Le second MOU sera signé, le 8 février, par une section du FCE, le Jil’FCE, réservé aux chefs d’entreprises de moins de 40 ans, et Agyp (Active Growth & Youth Programs / Programmes pour la Croissance et la Jeunesse Active), un réseau animé par le Medef, qui regroupe les patronats de France et d’Afrique et d’autres acteurs (entrepreneurs, institutionnels, acteurs de l’éducation/formation, entreprises et associations). « Le but sera de permettre à des jeunes algériens de se lancer dans l’entreprenariat, après avoir bénéficié d’une formation adaptée de cinq semaines », a précisé Léonard Cox.
Entre ces deux accords, Engie et la compagnie nationale algérienne d’hydrocarbures Sonatrach signeront également un MOU dans les domaines de l’énergie bas carbone et des renouvelables. Déjà acheteur à long terme de gaz naturel liquéfié (GNL) à Sonatrach et présent dans l’efficacité énergétique et les solutions environnementales, le groupe français devrait ainsi contribuer à la diversification indispensable d’un pays dépendant des exportations d’hydrocarbures.
P. Gattaz : il faut « travailler filière par filière »
Pendant la durée de son séjour à Alger, Pierre Gattaz devrait rencontrer une demi-douzaine de ministres, dont le Premier ministre Ahmed Ouyahia, et le ministre du Commerce, Mohamed Benmeradi. « Les points de blocage feront partie des discussions », a précisé au Moci Pierre Gattaz, à propos de la décision récente du gouvernement algérien de suspendre temporairement les importations de 851 produits *. Une mesure, qui va à l’encontre d’une ouverture sur le monde et qui s’ajoute à la règle fort décriée du « 51/49 % », qui oblige tout étranger à céder la majorité d’un projet d’investissement à des intérêts locaux.

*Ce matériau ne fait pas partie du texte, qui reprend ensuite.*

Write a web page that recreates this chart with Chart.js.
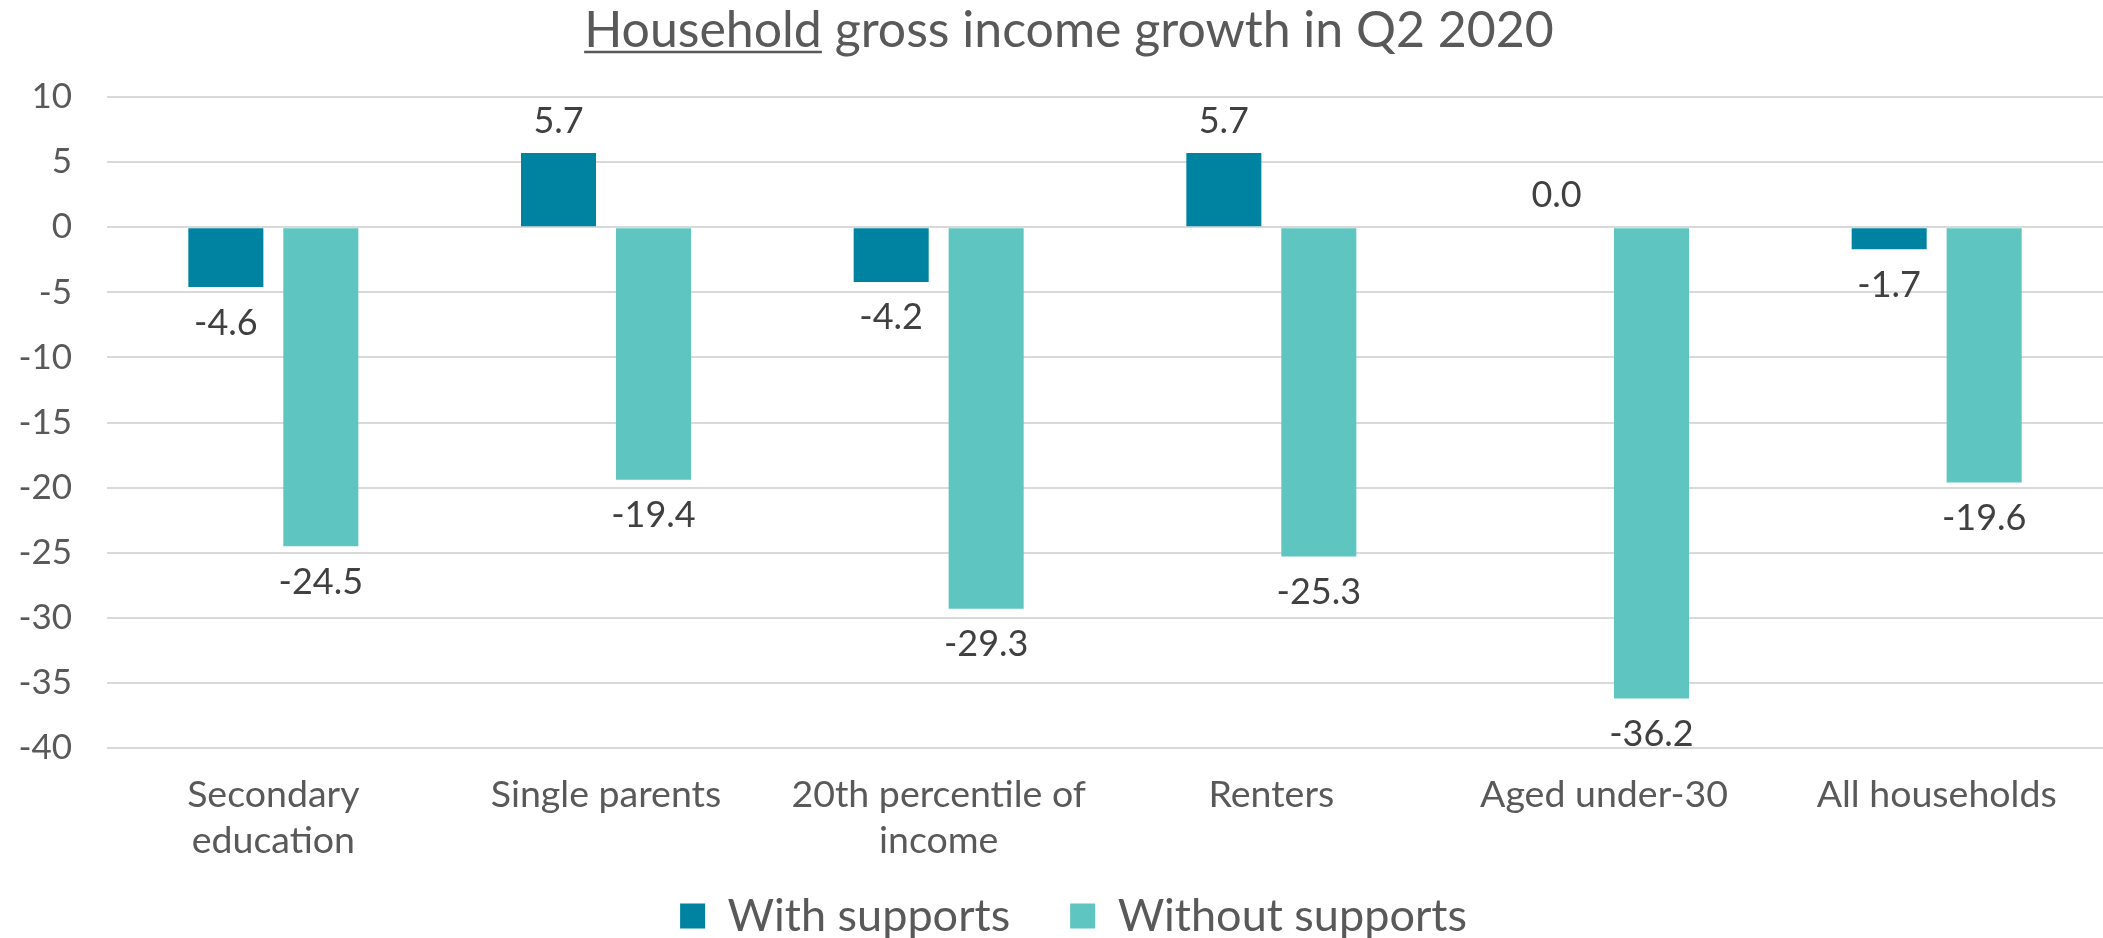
<!DOCTYPE html>
<html>
<head>
<meta charset="utf-8">
<script src="https://cdn.jsdelivr.net/npm/chart.js@4/dist/chart.umd.min.js"></script>
<style>
  html, body { margin: 0; padding: 0; background: #ffffff; }
  #wrap { width: 2103px; height: 938px; }
</style>
</head>
<body>
<div id="wrap"><canvas id="chart" width="2103" height="938"></canvas></div>
<script>
// Household groups on the category axis
const categories = [
  ["Secondary", "education"],
  "Single parents",
  ["20th percentile of", "income"],
  "Renters",
  "Aged under-30",
  "All households"
];

// Gross income growth, Q2 2020 (%)
const withSupports    = [-4.6, 5.7, -4.2, 5.7, 0.0, -1.7];
const withoutSupports = [-24.5, -19.4, -29.3, -25.3, -36.2, -19.6];

const seriesNames = ["With supports", "Without supports"];
const yTicks = { min: -40, max: 10, step: 5 };

const titleLead = "Household";
const titleRest = " gross income growth in Q2 2020";

const FONT = "Lato, 'Open Sans', sans-serif";
const GREY = "#595959";

// Value labels above positive bars and below negative ones
const valueLabels = {
  id: "valueLabels",
  afterDatasetsDraw(chart) {
    const ctx = chart.ctx;
    ctx.save();
    ctx.font = "36px " + FONT;
    ctx.fillStyle = "#404040";
    ctx.textAlign = "center";
    ctx.textBaseline = "middle";
    chart.data.datasets.forEach((ds, di) => {
      const meta = chart.getDatasetMeta(di);
      meta.data.forEach((bar, i) => {
        const v = ds.data[i];
        const y = v < 0 ? bar.y + 36 : bar.y - 32;
        ctx.fillText(v.toFixed(1), bar.x, y);
      });
    });
    ctx.restore();
  }
};

// Chart heading with the first word underlined
const heading = {
  id: "heading",
  afterDraw(chart) {
    const ctx = chart.ctx;
    const size = 50;
    const cx = 1069, mid = 31;
    ctx.save();
    ctx.font = size + "px " + FONT;
    ctx.fillStyle = GREY;
    ctx.textAlign = "left";
    ctx.textBaseline = "middle";
    const full = ctx.measureText(titleLead + titleRest).width;
    const lead = ctx.measureText(titleLead).width;
    const x0 = cx - full / 2;
    ctx.fillText(titleLead, x0, mid);
    ctx.fillText(titleRest, x0 + lead, mid);
    ctx.strokeStyle = GREY;
    ctx.lineWidth = 2.5;
    ctx.beginPath();
    ctx.moveTo(x0, mid + size * 0.42);
    ctx.lineTo(x0 + lead, mid + size * 0.42);
    ctx.stroke();
    ctx.restore();
  }
};

// Place the legend row: centred under the heading, text centred at y = 916
const LEGEND_PAD = 60, LEGEND_FONT = 45, LEGEND_MID = 916;
const legendPlace = {
  id: "legendPlace",
  afterLayout(chart) {
    const lg = chart.legend;
    if (!lg) return;
    lg.left += 22;
    lg.right += 22;
    lg.top = LEGEND_MID - LEGEND_PAD - LEGEND_FONT / 2;
    lg.bottom = chart.height;
  }
};

new Chart(document.getElementById("chart"), {
  type: "bar",
  data: {
    labels: categories,
    datasets: [
      {
        label: seriesNames[0],
        data: withSupports,
        backgroundColor: "#0083A0",
        categoryPercentage: 0.571,
        barPercentage: 0.79
      },
      {
        label: seriesNames[1],
        data: withoutSupports,
        backgroundColor: "#5FC5C0",
        categoryPercentage: 0.571,
        barPercentage: 0.79
      }
    ]
  },
  options: {
    responsive: false,
    animation: false,
    devicePixelRatio: 1,
    layout: { padding: { left: 0, right: 0, top: 97, bottom: 0 } },
    plugins: {
      title: { display: false },
      legend: {
        position: "bottom",
        maxHeight: 73,
        labels: {
          color: GREY,
          font: { family: FONT, size: LEGEND_FONT },
          boxWidth: 25,
          boxHeight: 25,
          padding: LEGEND_PAD
        }
      },
      tooltip: { enabled: false }
    },
    scales: {
      x: {
        grid: { display: false, drawTicks: false },
        border: { display: false },
        afterFit(scale) { scale.height = 117; },
        ticks: {
          color: GREY,
          font: { family: FONT, size: 37.5, lineHeight: 1.25 },
          maxRotation: 0,
          autoSkip: false,
          padding: 23
        }
      },
      y: {
        min: yTicks.min,
        max: yTicks.max,
        border: { display: false },
        afterFit(scale) { scale.width = 107; },
        grid: { color: "#D9D9D9", lineWidth: 2, drawTicks: false },
        ticks: {
          stepSize: yTicks.step,
          color: GREY,
          font: { family: FONT, size: 35 },
          padding: 35
        }
      }
    }
  },
  plugins: [valueLabels, heading, legendPlace]
});
</script>
</body>
</html>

Pour le président du Medef, « si on veut diversifier l’économie, alors il faut que les entreprises puissent monter en gamme » et « ce n’est pas en étant brutal par des décisions sur les droits douane et les interdictions d’importer qu’on peut y parvenir ». Au contraire, a-t-il affirmé, « on risque de tout bloquer ». Pour Pierre Gattaz, la bonne solution serait de « travailler filière par filière, voire entreprise par entreprise, d’imaginer, par exemple, pour l’aéronautique ou l’automobile, des programmes à cinq ans ».

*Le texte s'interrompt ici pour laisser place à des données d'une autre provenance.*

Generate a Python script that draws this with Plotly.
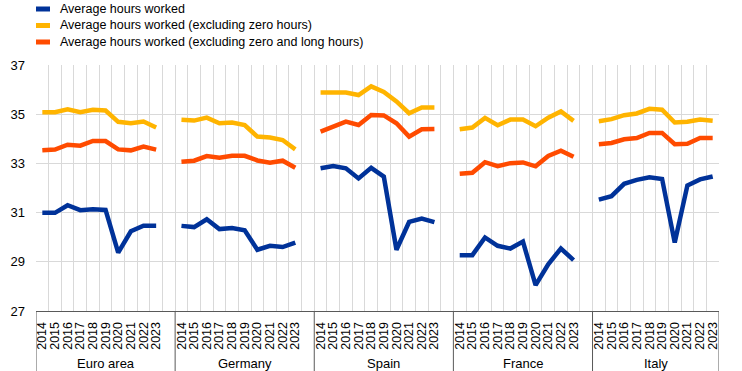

J-L. Chaussade : « il faut permettre les importations importantes »
« La question que nous devons nous poser, a renchéri Jean-Louis Chaussade, est de savoir comment on protège les fondements de l’économie algérienne et on développe en même temps des filières pour avoir une économie diversifiée ». Il a ainsi cité le cas de l’industrie automobile « en phase de démarrage » avec, notamment, l’implantation de Peugeot. « Pour que les entreprises tournent, a assuré le président du Conseil des chefs d’entreprises France-Algérie de Medef International, il faut de la production et des importations. Et donc il faut permettre les importations importantes ».

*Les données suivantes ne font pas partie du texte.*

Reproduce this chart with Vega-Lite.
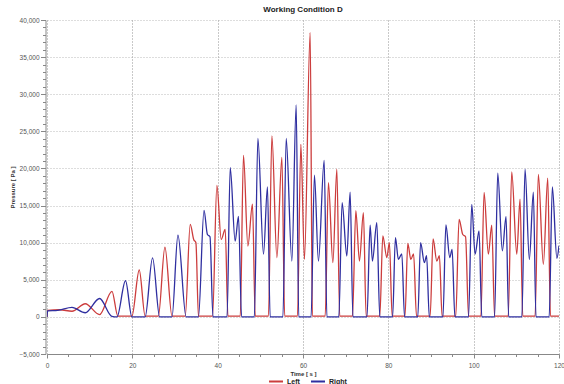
{
  "$schema": "https://vega.github.io/schema/vega-lite/v6.json",
  "width": 512,
  "height": 334,
  "autosize": {"type": "none"},
  "padding": {"left": 47, "top": 20, "right": 5, "bottom": 30},
  "background": "white",
  "config": {"view": {"stroke": null}, "font": "Liberation Sans"},
  "title": {"text": "Working Condition D", "font": "Liberation Sans", "fontSize": 8, "fontWeight": "bold", "color": "#222", "offset": 3, "anchor": "middle"},
  "datasets": {
    "left": [
      {"t": 0, "p": 0}, {"t": 0.15, "p": 880}, {"t": 3.0, "p": 960}, {"t": 5.86, "p": 760}, {"t": 8.97, "p": 1770}, {"t": 12.32, "p": 310}, {"t": 15.23, "p": 3450}, {"t": 16.6, "p": 100}, {"t": 19.9, "p": 100}, {"t": 21.62, "p": 6320}, {"t": 23.0, "p": 100}, {"t": 26.1, "p": 100}, {"t": 27.64, "p": 9380}, {"t": 29.3, "p": 100}, {"t": 32.4, "p": 100}, {"t": 33.57, "p": 12470}, {"t": 34.4, "p": 10400}, {"t": 34.9, "p": 10000}, {"t": 35.5, "p": 100}, {"t": 38.8, "p": 100}, {"t": 39.82, "p": 17700}, {"t": 40.83, "p": 10450}, {"t": 41.77, "p": 11800}, {"t": 42.4, "p": 100}, {"t": 45.3, "p": 100}, {"t": 46.05, "p": 21770}, {"t": 47.08, "p": 9550}, {"t": 48.16, "p": 15200}, {"t": 48.8, "p": 100}, {"t": 51.9, "p": 100}, {"t": 52.71, "p": 24400}, {"t": 53.88, "p": 8000}, {"t": 55.05, "p": 21500}, {"t": 55.7, "p": 100}, {"t": 58.7, "p": 100}, {"t": 59.5, "p": 23250}, {"t": 60.34, "p": 7760}, {"t": 61.68, "p": 38300}, {"t": 62.2, "p": 100}, {"t": 65.2, "p": 100}, {"t": 65.96, "p": 18100}, {"t": 67.0, "p": 7300}, {"t": 67.93, "p": 19900}, {"t": 68.6, "p": 100}, {"t": 71.6, "p": 100}, {"t": 72.38, "p": 14300}, {"t": 73.23, "p": 7530}, {"t": 74.16, "p": 14050}, {"t": 74.8, "p": 100}, {"t": 78.0, "p": 100}, {"t": 78.71, "p": 10900}, {"t": 79.64, "p": 8000}, {"t": 80.25, "p": 10000}, {"t": 80.9, "p": 100}, {"t": 83.9, "p": 100}, {"t": 84.56, "p": 9900}, {"t": 85.27, "p": 7750}, {"t": 85.92, "p": 8500}, {"t": 86.6, "p": 100}, {"t": 89.8, "p": 100}, {"t": 90.49, "p": 10500}, {"t": 91.36, "p": 7530}, {"t": 91.97, "p": 8250}, {"t": 92.6, "p": 100}, {"t": 95.8, "p": 100}, {"t": 96.58, "p": 13150}, {"t": 97.45, "p": 11100}, {"t": 98.1, "p": 10800}, {"t": 98.8, "p": 100}, {"t": 101.7, "p": 100}, {"t": 102.44, "p": 16760}, {"t": 103.44, "p": 8450}, {"t": 104.24, "p": 12370}, {"t": 104.9, "p": 100}, {"t": 108.1, "p": 100}, {"t": 108.92, "p": 19550}, {"t": 110.1, "p": 8450}, {"t": 110.87, "p": 15850}, {"t": 111.5, "p": 100}, {"t": 114.4, "p": 100}, {"t": 115.16, "p": 19200}, {"t": 116.33, "p": 7080}, {"t": 117.36, "p": 18700}, {"t": 118.0, "p": 100}, {"t": 120.0, "p": 100}
    ],
    "right": [
      {"t": 0, "p": 0}, {"t": 0.15, "p": 820}, {"t": 2.5, "p": 880}, {"t": 5.86, "p": 1270}, {"t": 8.97, "p": 560}, {"t": 12.32, "p": 2480}, {"t": 15.2, "p": 80}, {"t": 16.4, "p": 0}, {"t": 18.4, "p": 4870}, {"t": 19.9, "p": 0}, {"t": 23.0, "p": 0}, {"t": 24.74, "p": 7950}, {"t": 26.4, "p": 0}, {"t": 29.3, "p": 0}, {"t": 30.69, "p": 11000}, {"t": 32.6, "p": 0}, {"t": 35.5, "p": 0}, {"t": 36.8, "p": 14350}, {"t": 37.6, "p": 11100}, {"t": 38.2, "p": 10800}, {"t": 38.9, "p": 0}, {"t": 42.2, "p": 0}, {"t": 42.94, "p": 20100}, {"t": 44.1, "p": 10200}, {"t": 44.88, "p": 13550}, {"t": 45.6, "p": 0}, {"t": 48.6, "p": 0}, {"t": 49.43, "p": 24050}, {"t": 50.74, "p": 8450}, {"t": 51.67, "p": 17500}, {"t": 52.3, "p": 0}, {"t": 55.3, "p": 0}, {"t": 56.06, "p": 24050}, {"t": 57.39, "p": 7530}, {"t": 58.4, "p": 28550}, {"t": 59.0, "p": 0}, {"t": 61.9, "p": 0}, {"t": 62.68, "p": 19100}, {"t": 63.62, "p": 7530}, {"t": 64.96, "p": 21100}, {"t": 65.6, "p": 0}, {"t": 68.4, "p": 0}, {"t": 69.17, "p": 15400}, {"t": 70.27, "p": 8200}, {"t": 71.05, "p": 16800}, {"t": 71.7, "p": 0}, {"t": 75.0, "p": 0}, {"t": 75.73, "p": 12370}, {"t": 76.27, "p": 7530}, {"t": 77.3, "p": 12700}, {"t": 78.0, "p": 0}, {"t": 81.0, "p": 0}, {"t": 81.66, "p": 10670}, {"t": 82.36, "p": 7750}, {"t": 83.16, "p": 8500}, {"t": 83.8, "p": 0}, {"t": 86.9, "p": 0}, {"t": 87.56, "p": 10000}, {"t": 88.45, "p": 7300}, {"t": 88.97, "p": 8250}, {"t": 89.6, "p": 0}, {"t": 92.8, "p": 0}, {"t": 93.49, "p": 12400}, {"t": 94.4, "p": 8000}, {"t": 94.95, "p": 9100}, {"t": 95.6, "p": 0}, {"t": 98.8, "p": 0}, {"t": 99.55, "p": 15170}, {"t": 100.33, "p": 8450}, {"t": 101.26, "p": 11570}, {"t": 101.9, "p": 0}, {"t": 104.9, "p": 0}, {"t": 105.64, "p": 19370}, {"t": 106.72, "p": 8900}, {"t": 107.59, "p": 13500}, {"t": 108.2, "p": 0}, {"t": 111.3, "p": 0}, {"t": 112.04, "p": 19900}, {"t": 113.05, "p": 7750}, {"t": 113.99, "p": 16800}, {"t": 114.6, "p": 0}, {"t": 117.7, "p": 0}, {"t": 118.44, "p": 17500}, {"t": 119.5, "p": 7900}, {"t": 120.0, "p": 9600}
    ]
  },
  "layer": [
    {
      "data": {"name": "left"},
      "transform": [{"calculate": "'Left'", "as": "s"}],
      "mark": {"type": "line", "interpolate": "monotone", "strokeWidth": 1.3, "clip": true},
      "encoding": {
        "x": {"field": "t", "type": "quantitative"},
        "y": {"field": "p", "type": "quantitative"},
        "color": {"field": "s", "type": "nominal"}
      }
    },
    {
      "data": {"name": "right"},
      "transform": [{"calculate": "'Right'", "as": "s"}],
      "mark": {"type": "line", "interpolate": "monotone", "strokeWidth": 1.3, "clip": true},
      "encoding": {
        "x": {"field": "t", "type": "quantitative"},
        "y": {"field": "p", "type": "quantitative"},
        "color": {"field": "s", "type": "nominal"}
      }
    }
  ],
  "encoding": {
    "x": {
      "field": "t", "type": "quantitative",
      "scale": {"domain": [0, 120], "nice": false, "zero": false},
      "axis": {
        "values": [0,5,10,15,20,25,30,35,40,45,50,55,60,65,70,75,80,85,90,95,100,105,110,115,120],
        "labelExpr": "datum.value % 20 === 0 ? datum.label : ''",
        "tickSize": {"condition": {"test": "datum.value % 20 === 0", "value": 4}, "value": 2.5},
        "gridOpacity": {"condition": {"test": "datum.value % 20 === 0", "value": 1}, "value": 0},
        "grid": true, "gridColor": "#777", "gridDash": [1, 2], "gridWidth": 0.8,
        "domainColor": "#888", "tickColor": "#888",
        "labelFont": "Liberation Sans", "labelFontSize": 6.5, "labelColor": "#555", "labelPadding": 4,
        "labelOverlap": false, "labelFlush": false,
        "title": "Time [ s ]", "titleFont": "Liberation Sans", "titleFontSize": 6, "titleFontWeight": "bold", "titleColor": "#333", "titlePadding": 2
      }
    },
    "y": {
      "field": "p", "type": "quantitative",
      "scale": {"domain": [-5000, 40000], "nice": false, "zero": false},
      "axis": {
        "values": [-5000,-4000,-3000,-2000,-1000,0,1000,2000,3000,4000,5000,6000,7000,8000,9000,10000,11000,12000,13000,14000,15000,16000,17000,18000,19000,20000,21000,22000,23000,24000,25000,26000,27000,28000,29000,30000,31000,32000,33000,34000,35000,36000,37000,38000,39000,40000],
        "labelExpr": "datum.value % 5000 === 0 ? format(datum.value, ',') : ''",
        "tickSize": {"condition": {"test": "datum.value % 5000 === 0", "value": 5}, "value": 3},
        "gridOpacity": {"condition": {"test": "datum.value % 5000 === 0", "value": 1}, "value": 0},
        "grid": true, "gridColor": "#aaa", "gridDash": [1, 2], "gridWidth": 0.8,
        "domainColor": "#888", "tickColor": "#888",
        "labelFont": "Liberation Sans", "labelFontSize": 6.5, "labelColor": "#555", "labelPadding": 1.5,
        "labelOverlap": false, "labelFlush": false,
        "offset": 1.5,
        "title": "Pressure [ Pa ]", "titleFont": "Liberation Sans", "titleFontSize": 6, "titleFontWeight": "bold", "titleColor": "#333", "titlePadding": 3
      }
    },
    "color": {
      "field": "s", "type": "nominal",
      "scale": {"domain": ["Left", "Right"], "range": ["#cc3d3d", "#2f2fa0"]},
      "legend": {
        "orient": "none", "legendX": 221, "legendY": 353.5, "direction": "horizontal",
        "title": null, "symbolType": "stroke", "symbolSize": 196, "symbolStrokeWidth": 2,
        "labelFont": "Liberation Sans", "labelFontSize": 7, "labelFontWeight": "bold", "labelColor": "#222",
        "columnPadding": 7, "labelOffset": 3, "padding": 0
      }
    }
  }
}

« On veut un partenariat gagnant-gagnant, a encore souligné Pierre Gattaz. On veut créer une base économique, créer de l’emploi local, quelque soit la base politique ». Il n’y aura pas de grand contrat de signer pendant ce déplacement. « Nous sommes des facilitateurs, notre ambition est de casser des murs, d’établir des relations de confiance à long terme », a encore ajouté le patron des patrons. Pour les PME, il s’agit de les aider à trouver des partenaires.